** begin **
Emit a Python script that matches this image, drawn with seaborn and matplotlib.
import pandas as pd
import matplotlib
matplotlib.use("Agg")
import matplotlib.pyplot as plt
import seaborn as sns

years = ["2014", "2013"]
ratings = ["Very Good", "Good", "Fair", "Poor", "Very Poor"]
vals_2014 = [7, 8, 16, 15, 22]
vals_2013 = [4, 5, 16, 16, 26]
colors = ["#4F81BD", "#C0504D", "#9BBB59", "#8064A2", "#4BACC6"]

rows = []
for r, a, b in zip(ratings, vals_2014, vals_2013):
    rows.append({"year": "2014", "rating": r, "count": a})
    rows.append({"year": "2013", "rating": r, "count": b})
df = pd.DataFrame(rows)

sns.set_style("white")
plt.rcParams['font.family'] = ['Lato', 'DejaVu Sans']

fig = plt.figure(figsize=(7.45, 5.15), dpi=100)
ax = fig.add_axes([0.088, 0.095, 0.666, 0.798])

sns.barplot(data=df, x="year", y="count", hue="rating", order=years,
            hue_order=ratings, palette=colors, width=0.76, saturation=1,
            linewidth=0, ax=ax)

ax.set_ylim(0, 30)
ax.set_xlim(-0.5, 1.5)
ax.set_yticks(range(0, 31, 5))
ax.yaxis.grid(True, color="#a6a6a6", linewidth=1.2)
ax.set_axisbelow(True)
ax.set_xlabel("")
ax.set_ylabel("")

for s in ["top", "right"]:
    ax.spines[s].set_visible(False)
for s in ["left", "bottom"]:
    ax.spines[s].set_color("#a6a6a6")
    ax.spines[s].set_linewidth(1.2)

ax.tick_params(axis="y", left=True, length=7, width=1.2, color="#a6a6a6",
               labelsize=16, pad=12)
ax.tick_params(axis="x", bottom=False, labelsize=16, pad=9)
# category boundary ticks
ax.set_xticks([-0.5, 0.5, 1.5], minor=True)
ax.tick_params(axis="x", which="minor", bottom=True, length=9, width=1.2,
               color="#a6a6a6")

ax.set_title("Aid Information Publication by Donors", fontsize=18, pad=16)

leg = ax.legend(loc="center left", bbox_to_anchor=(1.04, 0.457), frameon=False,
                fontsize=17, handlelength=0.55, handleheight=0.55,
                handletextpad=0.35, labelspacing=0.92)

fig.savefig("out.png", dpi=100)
** end **
**TASK STATEMENT**
Return only the lines from the beginning of the material up to and including the line with "import seaborn as sns", exactly as written.

**RESULT OF THE EXERCISE**
Emit a Python script that matches this image, drawn with seaborn and matplotlib.
import pandas as pd
import matplotlib
matplotlib.use("Agg")
import matplotlib.pyplot as plt
import seaborn as sns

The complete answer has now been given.